▸ **What you need to do**
Look through the material below. Copy each line that contains the string "this".

▸ **Supplied material**
┏━━

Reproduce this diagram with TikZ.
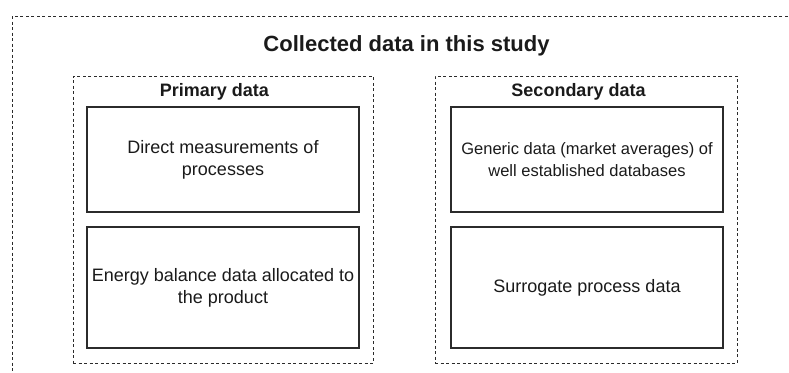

┗━━
┏━━

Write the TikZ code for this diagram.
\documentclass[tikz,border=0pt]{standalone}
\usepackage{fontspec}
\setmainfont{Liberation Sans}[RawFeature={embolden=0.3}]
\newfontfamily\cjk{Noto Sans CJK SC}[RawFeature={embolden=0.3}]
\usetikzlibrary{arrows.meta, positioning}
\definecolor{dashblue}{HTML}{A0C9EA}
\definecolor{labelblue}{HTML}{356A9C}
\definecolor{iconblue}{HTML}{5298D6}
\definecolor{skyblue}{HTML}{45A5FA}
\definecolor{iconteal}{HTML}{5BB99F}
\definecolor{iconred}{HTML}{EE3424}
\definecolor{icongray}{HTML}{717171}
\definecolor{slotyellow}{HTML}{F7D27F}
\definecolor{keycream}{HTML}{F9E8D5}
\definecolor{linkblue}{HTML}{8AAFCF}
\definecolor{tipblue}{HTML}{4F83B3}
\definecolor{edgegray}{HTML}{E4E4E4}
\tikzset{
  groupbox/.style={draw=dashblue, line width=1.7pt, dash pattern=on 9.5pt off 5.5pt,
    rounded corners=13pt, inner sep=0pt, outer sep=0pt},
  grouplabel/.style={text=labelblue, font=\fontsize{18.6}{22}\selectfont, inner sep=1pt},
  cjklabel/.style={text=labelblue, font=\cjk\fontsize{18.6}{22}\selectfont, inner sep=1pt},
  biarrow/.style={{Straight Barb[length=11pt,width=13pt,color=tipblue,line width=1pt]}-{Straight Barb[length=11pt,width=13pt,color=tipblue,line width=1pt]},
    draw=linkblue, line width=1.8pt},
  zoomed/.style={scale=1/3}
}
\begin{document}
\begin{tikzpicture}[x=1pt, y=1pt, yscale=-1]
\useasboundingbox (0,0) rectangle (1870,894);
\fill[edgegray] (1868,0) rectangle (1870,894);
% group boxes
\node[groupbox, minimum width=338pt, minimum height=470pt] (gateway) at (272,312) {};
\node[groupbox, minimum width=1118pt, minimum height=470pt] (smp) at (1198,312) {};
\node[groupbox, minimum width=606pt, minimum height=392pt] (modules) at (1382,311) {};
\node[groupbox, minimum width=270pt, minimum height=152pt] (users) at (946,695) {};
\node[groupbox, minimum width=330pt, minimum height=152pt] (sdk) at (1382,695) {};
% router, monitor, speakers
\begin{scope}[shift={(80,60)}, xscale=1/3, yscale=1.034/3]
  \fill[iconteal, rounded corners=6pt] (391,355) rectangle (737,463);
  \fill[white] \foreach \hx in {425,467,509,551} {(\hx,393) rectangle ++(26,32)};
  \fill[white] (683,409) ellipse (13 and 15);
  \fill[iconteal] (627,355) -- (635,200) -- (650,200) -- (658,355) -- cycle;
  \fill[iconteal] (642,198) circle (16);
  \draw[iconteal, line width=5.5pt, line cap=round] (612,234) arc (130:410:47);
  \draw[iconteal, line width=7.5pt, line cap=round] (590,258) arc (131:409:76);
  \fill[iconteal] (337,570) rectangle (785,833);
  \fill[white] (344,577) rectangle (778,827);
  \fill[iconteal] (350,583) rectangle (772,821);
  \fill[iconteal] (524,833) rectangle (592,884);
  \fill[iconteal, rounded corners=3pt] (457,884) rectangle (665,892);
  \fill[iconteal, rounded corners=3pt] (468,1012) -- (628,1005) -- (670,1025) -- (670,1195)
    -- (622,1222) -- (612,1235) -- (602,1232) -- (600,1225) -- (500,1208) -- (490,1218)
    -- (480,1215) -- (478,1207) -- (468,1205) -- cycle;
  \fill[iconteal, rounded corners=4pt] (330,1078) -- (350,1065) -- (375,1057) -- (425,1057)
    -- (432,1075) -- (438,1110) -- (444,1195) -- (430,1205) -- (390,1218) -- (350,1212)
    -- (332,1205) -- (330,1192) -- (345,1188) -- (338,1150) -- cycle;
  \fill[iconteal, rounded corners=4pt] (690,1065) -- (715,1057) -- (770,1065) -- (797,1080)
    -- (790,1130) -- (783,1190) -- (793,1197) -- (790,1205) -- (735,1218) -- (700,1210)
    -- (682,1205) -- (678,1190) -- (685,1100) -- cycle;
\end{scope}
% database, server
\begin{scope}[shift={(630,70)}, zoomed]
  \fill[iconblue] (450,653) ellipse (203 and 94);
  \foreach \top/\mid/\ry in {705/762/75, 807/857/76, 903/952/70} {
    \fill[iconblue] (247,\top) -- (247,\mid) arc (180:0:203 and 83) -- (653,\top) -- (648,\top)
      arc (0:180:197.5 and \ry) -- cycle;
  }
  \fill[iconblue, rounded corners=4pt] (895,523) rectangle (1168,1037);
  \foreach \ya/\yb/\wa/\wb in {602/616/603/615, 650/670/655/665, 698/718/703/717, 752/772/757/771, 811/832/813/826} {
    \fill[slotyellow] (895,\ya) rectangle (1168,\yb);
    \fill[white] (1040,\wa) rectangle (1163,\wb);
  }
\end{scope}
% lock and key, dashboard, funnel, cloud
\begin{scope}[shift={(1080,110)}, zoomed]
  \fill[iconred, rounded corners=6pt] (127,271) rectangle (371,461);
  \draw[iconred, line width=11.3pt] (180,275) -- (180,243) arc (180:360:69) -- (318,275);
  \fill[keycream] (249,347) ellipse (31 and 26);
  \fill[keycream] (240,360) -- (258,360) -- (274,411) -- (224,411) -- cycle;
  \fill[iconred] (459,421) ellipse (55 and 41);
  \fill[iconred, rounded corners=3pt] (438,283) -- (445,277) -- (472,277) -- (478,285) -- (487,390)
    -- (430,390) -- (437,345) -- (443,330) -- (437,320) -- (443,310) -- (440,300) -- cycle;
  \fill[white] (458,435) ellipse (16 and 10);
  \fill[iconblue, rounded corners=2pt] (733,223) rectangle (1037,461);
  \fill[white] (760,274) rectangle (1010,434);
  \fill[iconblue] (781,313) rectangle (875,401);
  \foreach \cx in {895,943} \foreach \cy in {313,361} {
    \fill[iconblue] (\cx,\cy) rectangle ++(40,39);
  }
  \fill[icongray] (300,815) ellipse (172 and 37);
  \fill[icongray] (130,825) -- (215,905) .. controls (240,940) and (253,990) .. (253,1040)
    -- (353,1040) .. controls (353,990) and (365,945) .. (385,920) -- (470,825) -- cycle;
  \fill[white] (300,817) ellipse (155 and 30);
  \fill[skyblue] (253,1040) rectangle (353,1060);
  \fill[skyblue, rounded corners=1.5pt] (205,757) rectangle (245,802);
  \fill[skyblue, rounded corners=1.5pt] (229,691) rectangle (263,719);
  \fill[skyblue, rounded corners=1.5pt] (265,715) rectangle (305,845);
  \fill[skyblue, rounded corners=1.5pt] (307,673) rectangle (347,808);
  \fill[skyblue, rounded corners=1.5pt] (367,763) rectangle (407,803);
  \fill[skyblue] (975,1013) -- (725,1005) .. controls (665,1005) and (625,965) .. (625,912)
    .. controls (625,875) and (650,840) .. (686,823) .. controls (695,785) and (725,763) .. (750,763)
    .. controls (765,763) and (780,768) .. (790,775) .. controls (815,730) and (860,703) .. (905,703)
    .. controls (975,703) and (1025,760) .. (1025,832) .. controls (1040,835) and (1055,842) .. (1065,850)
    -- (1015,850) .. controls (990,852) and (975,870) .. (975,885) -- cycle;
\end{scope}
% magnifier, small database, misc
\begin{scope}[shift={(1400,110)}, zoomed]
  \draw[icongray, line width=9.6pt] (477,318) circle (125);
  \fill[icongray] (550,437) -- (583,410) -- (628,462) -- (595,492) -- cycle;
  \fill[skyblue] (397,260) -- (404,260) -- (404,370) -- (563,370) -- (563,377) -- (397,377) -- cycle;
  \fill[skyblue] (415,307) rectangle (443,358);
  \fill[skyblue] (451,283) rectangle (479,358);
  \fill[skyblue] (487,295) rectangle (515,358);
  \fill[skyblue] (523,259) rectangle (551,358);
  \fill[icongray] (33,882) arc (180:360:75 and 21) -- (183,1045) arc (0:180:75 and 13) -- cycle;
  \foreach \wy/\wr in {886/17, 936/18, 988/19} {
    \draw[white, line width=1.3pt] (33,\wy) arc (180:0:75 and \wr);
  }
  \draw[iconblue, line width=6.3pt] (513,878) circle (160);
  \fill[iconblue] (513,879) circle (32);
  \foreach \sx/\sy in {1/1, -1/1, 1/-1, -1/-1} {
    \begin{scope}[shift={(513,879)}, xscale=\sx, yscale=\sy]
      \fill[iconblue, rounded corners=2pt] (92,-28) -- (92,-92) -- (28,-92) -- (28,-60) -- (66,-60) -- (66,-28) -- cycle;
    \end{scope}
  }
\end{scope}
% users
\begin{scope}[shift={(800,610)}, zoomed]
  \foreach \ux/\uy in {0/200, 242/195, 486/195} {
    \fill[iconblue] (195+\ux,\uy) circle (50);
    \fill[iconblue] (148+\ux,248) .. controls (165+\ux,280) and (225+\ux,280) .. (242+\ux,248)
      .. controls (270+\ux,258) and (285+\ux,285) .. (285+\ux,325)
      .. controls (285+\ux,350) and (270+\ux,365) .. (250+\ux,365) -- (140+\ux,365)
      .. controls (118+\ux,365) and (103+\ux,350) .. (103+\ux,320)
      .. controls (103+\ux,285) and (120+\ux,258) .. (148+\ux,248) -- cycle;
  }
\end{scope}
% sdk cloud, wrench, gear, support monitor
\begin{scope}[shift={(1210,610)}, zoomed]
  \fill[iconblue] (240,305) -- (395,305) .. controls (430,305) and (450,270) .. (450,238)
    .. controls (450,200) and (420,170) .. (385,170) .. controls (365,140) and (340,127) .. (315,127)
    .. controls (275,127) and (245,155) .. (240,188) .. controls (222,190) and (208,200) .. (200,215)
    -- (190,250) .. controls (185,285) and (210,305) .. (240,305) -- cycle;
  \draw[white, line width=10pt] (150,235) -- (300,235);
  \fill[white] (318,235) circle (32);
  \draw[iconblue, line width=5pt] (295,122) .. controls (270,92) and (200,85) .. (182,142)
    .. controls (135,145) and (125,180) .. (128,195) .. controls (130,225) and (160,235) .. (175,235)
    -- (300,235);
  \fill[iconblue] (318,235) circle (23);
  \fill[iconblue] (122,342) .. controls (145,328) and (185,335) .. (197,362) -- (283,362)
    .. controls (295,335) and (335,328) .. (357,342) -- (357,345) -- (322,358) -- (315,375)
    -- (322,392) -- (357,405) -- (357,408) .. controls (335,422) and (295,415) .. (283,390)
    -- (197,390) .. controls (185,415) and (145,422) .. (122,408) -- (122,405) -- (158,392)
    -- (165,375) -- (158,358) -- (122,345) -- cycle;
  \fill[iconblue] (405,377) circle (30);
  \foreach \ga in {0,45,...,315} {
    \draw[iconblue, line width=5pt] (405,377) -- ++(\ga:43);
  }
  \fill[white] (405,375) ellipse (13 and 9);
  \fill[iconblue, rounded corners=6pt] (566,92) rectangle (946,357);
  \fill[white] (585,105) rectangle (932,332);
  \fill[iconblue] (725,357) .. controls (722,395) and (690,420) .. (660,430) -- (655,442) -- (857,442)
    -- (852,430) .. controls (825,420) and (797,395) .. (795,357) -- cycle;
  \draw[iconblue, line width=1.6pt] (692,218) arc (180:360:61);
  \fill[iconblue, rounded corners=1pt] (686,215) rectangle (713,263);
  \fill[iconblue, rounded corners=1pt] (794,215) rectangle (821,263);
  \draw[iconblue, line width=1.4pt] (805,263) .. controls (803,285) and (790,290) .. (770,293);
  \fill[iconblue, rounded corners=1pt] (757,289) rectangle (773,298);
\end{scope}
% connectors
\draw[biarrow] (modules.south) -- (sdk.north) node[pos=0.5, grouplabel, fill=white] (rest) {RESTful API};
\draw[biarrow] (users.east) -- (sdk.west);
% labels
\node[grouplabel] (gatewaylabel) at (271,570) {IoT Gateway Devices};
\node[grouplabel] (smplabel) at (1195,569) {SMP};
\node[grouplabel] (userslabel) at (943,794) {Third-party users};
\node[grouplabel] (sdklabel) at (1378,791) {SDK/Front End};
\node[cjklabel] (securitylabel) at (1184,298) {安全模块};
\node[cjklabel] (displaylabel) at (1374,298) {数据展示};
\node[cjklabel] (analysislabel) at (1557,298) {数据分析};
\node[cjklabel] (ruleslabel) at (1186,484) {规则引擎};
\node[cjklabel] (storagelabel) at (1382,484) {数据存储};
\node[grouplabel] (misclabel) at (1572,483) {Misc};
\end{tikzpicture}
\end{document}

┗━━
┏━━

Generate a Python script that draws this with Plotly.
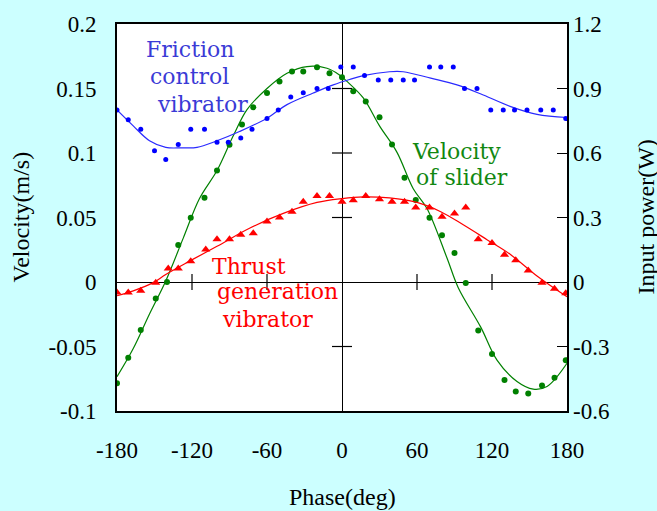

┗━━

▸ **Complete response**
Reproduce this diagram with TikZ.
Write the TikZ code for this diagram.
Generate a Python script that draws this with Plotly.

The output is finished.